* RECORDED DATA:
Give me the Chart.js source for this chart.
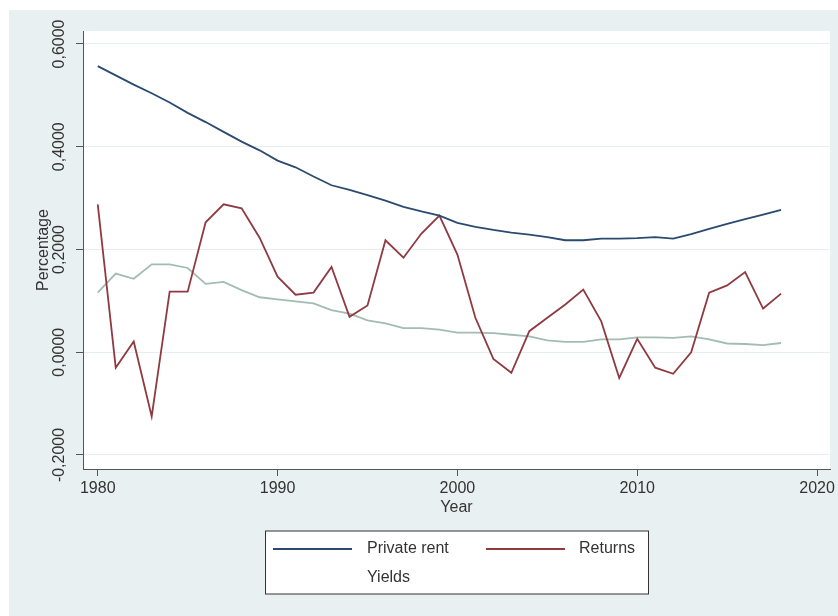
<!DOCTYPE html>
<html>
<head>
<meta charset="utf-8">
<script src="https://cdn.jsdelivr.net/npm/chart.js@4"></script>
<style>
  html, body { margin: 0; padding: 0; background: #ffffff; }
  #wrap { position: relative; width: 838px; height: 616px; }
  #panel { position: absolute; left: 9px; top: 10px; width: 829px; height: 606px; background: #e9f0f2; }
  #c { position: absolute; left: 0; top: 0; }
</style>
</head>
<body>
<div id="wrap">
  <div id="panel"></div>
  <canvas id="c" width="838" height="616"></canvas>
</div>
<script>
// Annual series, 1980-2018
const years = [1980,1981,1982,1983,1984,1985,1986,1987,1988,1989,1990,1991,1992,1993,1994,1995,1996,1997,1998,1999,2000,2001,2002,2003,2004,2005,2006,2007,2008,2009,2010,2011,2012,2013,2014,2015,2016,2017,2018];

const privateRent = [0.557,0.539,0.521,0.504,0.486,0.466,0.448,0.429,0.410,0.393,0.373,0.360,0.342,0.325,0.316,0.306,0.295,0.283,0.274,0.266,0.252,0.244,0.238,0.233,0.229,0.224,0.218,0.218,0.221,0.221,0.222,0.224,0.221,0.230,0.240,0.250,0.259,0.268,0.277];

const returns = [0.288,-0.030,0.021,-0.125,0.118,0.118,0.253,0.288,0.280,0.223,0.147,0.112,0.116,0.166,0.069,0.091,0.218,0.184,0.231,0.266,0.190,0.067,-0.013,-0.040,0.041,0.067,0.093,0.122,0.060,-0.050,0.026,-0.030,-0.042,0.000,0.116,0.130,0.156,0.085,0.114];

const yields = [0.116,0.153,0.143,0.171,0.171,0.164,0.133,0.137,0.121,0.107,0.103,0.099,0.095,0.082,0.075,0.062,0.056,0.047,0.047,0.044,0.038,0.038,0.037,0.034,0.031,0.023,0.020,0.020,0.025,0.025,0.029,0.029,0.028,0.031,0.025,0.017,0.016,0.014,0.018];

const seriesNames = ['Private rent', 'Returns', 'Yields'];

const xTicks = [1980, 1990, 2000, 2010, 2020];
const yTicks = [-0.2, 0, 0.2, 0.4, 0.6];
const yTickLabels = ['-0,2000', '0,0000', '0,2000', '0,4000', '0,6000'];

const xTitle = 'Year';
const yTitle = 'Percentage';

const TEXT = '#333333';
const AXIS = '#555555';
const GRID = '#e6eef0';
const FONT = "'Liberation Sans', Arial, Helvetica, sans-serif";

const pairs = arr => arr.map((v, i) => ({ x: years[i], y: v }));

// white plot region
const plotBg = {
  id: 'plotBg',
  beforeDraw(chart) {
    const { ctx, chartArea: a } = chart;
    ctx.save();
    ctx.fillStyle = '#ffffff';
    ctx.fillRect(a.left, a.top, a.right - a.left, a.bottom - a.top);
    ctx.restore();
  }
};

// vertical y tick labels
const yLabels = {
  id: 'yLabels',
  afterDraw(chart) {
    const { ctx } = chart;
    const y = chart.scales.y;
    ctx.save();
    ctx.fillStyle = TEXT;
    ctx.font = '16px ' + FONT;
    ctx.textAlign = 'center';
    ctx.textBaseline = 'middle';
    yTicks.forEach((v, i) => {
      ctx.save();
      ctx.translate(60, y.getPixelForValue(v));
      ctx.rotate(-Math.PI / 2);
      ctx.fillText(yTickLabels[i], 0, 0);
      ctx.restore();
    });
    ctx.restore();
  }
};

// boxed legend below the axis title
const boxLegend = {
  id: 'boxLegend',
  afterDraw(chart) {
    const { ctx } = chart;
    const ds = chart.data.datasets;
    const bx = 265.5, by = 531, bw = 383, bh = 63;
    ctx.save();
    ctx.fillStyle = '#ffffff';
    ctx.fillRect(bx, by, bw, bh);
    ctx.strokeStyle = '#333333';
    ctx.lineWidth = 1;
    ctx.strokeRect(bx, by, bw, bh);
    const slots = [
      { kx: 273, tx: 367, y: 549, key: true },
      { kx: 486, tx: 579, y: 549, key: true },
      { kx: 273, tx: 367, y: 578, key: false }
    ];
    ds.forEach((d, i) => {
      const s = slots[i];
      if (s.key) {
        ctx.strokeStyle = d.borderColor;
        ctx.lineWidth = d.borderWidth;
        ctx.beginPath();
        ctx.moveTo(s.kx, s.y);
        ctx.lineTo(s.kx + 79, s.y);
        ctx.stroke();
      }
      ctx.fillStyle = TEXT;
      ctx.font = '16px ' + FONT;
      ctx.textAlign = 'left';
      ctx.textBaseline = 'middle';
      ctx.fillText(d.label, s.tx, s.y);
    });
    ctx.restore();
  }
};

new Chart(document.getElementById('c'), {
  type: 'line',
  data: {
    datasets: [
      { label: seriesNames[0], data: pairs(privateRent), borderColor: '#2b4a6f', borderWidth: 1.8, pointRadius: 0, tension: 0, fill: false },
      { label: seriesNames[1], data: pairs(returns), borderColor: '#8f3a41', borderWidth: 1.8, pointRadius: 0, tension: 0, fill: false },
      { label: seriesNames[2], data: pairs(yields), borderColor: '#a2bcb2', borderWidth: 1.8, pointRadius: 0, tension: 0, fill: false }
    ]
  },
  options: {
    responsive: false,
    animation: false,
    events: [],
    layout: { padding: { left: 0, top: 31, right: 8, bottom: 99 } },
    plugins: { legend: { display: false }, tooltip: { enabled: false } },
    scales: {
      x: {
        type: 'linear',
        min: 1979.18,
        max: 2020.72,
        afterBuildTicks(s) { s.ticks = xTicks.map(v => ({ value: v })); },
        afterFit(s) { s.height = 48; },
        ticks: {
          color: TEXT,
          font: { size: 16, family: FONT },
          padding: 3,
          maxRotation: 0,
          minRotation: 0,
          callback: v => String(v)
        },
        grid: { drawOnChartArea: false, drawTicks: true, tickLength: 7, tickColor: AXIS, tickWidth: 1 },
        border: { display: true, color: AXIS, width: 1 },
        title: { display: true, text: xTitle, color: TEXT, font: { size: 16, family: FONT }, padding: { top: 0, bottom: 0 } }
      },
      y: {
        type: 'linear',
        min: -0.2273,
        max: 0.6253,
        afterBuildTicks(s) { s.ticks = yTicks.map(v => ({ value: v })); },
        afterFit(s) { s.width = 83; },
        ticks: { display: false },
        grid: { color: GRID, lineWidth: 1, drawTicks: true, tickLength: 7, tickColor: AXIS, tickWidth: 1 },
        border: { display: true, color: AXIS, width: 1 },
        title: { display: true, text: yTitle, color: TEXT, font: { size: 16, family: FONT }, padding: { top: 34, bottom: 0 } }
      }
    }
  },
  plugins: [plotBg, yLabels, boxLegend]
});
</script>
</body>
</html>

* TO BE DONE: Write out the listing above exactly as it stands, pictures excluded.

* CORRECT RESULT:
Give me the Chart.js source for this chart.
<!DOCTYPE html>
<html>
<head>
<meta charset="utf-8">
<script src="https://cdn.jsdelivr.net/npm/chart.js@4"></script>
<style>
  html, body { margin: 0; padding: 0; background: #ffffff; }
  #wrap { position: relative; width: 838px; height: 616px; }
  #panel { position: absolute; left: 9px; top: 10px; width: 829px; height: 606px; background: #e9f0f2; }
  #c { position: absolute; left: 0; top: 0; }
</style>
</head>
<body>
<div id="wrap">
  <div id="panel"></div>
  <canvas id="c" width="838" height="616"></canvas>
</div>
<script>
// Annual series, 1980-2018
const years = [1980,1981,1982,1983,1984,1985,1986,1987,1988,1989,1990,1991,1992,1993,1994,1995,1996,1997,1998,1999,2000,2001,2002,2003,2004,2005,2006,2007,2008,2009,2010,2011,2012,2013,2014,2015,2016,2017,2018];

const privateRent = [0.557,0.539,0.521,0.504,0.486,0.466,0.448,0.429,0.410,0.393,0.373,0.360,0.342,0.325,0.316,0.306,0.295,0.283,0.274,0.266,0.252,0.244,0.238,0.233,0.229,0.224,0.218,0.218,0.221,0.221,0.222,0.224,0.221,0.230,0.240,0.250,0.259,0.268,0.277];

const returns = [0.288,-0.030,0.021,-0.125,0.118,0.118,0.253,0.288,0.280,0.223,0.147,0.112,0.116,0.166,0.069,0.091,0.218,0.184,0.231,0.266,0.190,0.067,-0.013,-0.040,0.041,0.067,0.093,0.122,0.060,-0.050,0.026,-0.030,-0.042,0.000,0.116,0.130,0.156,0.085,0.114];

const yields = [0.116,0.153,0.143,0.171,0.171,0.164,0.133,0.137,0.121,0.107,0.103,0.099,0.095,0.082,0.075,0.062,0.056,0.047,0.047,0.044,0.038,0.038,0.037,0.034,0.031,0.023,0.020,0.020,0.025,0.025,0.029,0.029,0.028,0.031,0.025,0.017,0.016,0.014,0.018];

const seriesNames = ['Private rent', 'Returns', 'Yields'];

const xTicks = [1980, 1990, 2000, 2010, 2020];
const yTicks = [-0.2, 0, 0.2, 0.4, 0.6];
const yTickLabels = ['-0,2000', '0,0000', '0,2000', '0,4000', '0,6000'];

const xTitle = 'Year';
const yTitle = 'Percentage';

const TEXT = '#333333';
const AXIS = '#555555';
const GRID = '#e6eef0';
const FONT = "'Liberation Sans', Arial, Helvetica, sans-serif";

const pairs = arr => arr.map((v, i) => ({ x: years[i], y: v }));

// white plot region
const plotBg = {
  id: 'plotBg',
  beforeDraw(chart) {
    const { ctx, chartArea: a } = chart;
    ctx.save();
    ctx.fillStyle = '#ffffff';
    ctx.fillRect(a.left, a.top, a.right - a.left, a.bottom - a.top);
    ctx.restore();
  }
};

// vertical y tick labels
const yLabels = {
  id: 'yLabels',
  afterDraw(chart) {
    const { ctx } = chart;
    const y = chart.scales.y;
    ctx.save();
    ctx.fillStyle = TEXT;
    ctx.font = '16px ' + FONT;
    ctx.textAlign = 'center';
    ctx.textBaseline = 'middle';
    yTicks.forEach((v, i) => {
      ctx.save();
      ctx.translate(60, y.getPixelForValue(v));
      ctx.rotate(-Math.PI / 2);
      ctx.fillText(yTickLabels[i], 0, 0);
      ctx.restore();
    });
    ctx.restore();
  }
};

// boxed legend below the axis title
const boxLegend = {
  id: 'boxLegend',
  afterDraw(chart) {
    const { ctx } = chart;
    const ds = chart.data.datasets;
    const bx = 265.5, by = 531, bw = 383, bh = 63;
    ctx.save();
    ctx.fillStyle = '#ffffff';
    ctx.fillRect(bx, by, bw, bh);
    ctx.strokeStyle = '#333333';
    ctx.lineWidth = 1;
    ctx.strokeRect(bx, by, bw, bh);
    const slots = [
      { kx: 273, tx: 367, y: 549, key: true },
      { kx: 486, tx: 579, y: 549, key: true },
      { kx: 273, tx: 367, y: 578, key: false }
    ];
    ds.forEach((d, i) => {
      const s = slots[i];
      if (s.key) {
        ctx.strokeStyle = d.borderColor;
        ctx.lineWidth = d.borderWidth;
        ctx.beginPath();
        ctx.moveTo(s.kx, s.y);
        ctx.lineTo(s.kx + 79, s.y);
        ctx.stroke();
      }
      ctx.fillStyle = TEXT;
      ctx.font = '16px ' + FONT;
      ctx.textAlign = 'left';
      ctx.textBaseline = 'middle';
      ctx.fillText(d.label, s.tx, s.y);
    });
    ctx.restore();
  }
};

new Chart(document.getElementById('c'), {
  type: 'line',
  data: {
    datasets: [
      { label: seriesNames[0], data: pairs(privateRent), borderColor: '#2b4a6f', borderWidth: 1.8, pointRadius: 0, tension: 0, fill: false },
      { label: seriesNames[1], data: pairs(returns), borderColor: '#8f3a41', borderWidth: 1.8, pointRadius: 0, tension: 0, fill: false },
      { label: seriesNames[2], data: pairs(yields), borderColor: '#a2bcb2', borderWidth: 1.8, pointRadius: 0, tension: 0, fill: false }
    ]
  },
  options: {
    responsive: false,
    animation: false,
    events: [],
    layout: { padding: { left: 0, top: 31, right: 8, bottom: 99 } },
    plugins: { legend: { display: false }, tooltip: { enabled: false } },
    scales: {
      x: {
        type: 'linear',
        min: 1979.18,
        max: 2020.72,
        afterBuildTicks(s) { s.ticks = xTicks.map(v => ({ value: v })); },
        afterFit(s) { s.height = 48; },
        ticks: {
          color: TEXT,
          font: { size: 16, family: FONT },
          padding: 3,
          maxRotation: 0,
          minRotation: 0,
          callback: v => String(v)
        },
        grid: { drawOnChartArea: false, drawTicks: true, tickLength: 7, tickColor: AXIS, tickWidth: 1 },
        border: { display: true, color: AXIS, width: 1 },
        title: { display: true, text: xTitle, color: TEXT, font: { size: 16, family: FONT }, padding: { top: 0, bottom: 0 } }
      },
      y: {
        type: 'linear',
        min: -0.2273,
        max: 0.6253,
        afterBuildTicks(s) { s.ticks = yTicks.map(v => ({ value: v })); },
        afterFit(s) { s.width = 83; },
        ticks: { display: false },
        grid: { color: GRID, lineWidth: 1, drawTicks: true, tickLength: 7, tickColor: AXIS, tickWidth: 1 },
        border: { display: true, color: AXIS, width: 1 },
        title: { display: true, text: yTitle, color: TEXT, font: { size: 16, family: FONT }, padding: { top: 34, bottom: 0 } }
      }
    }
  },
  plugins: [plotBg, yLabels, boxLegend]
});
</script>
</body>
</html>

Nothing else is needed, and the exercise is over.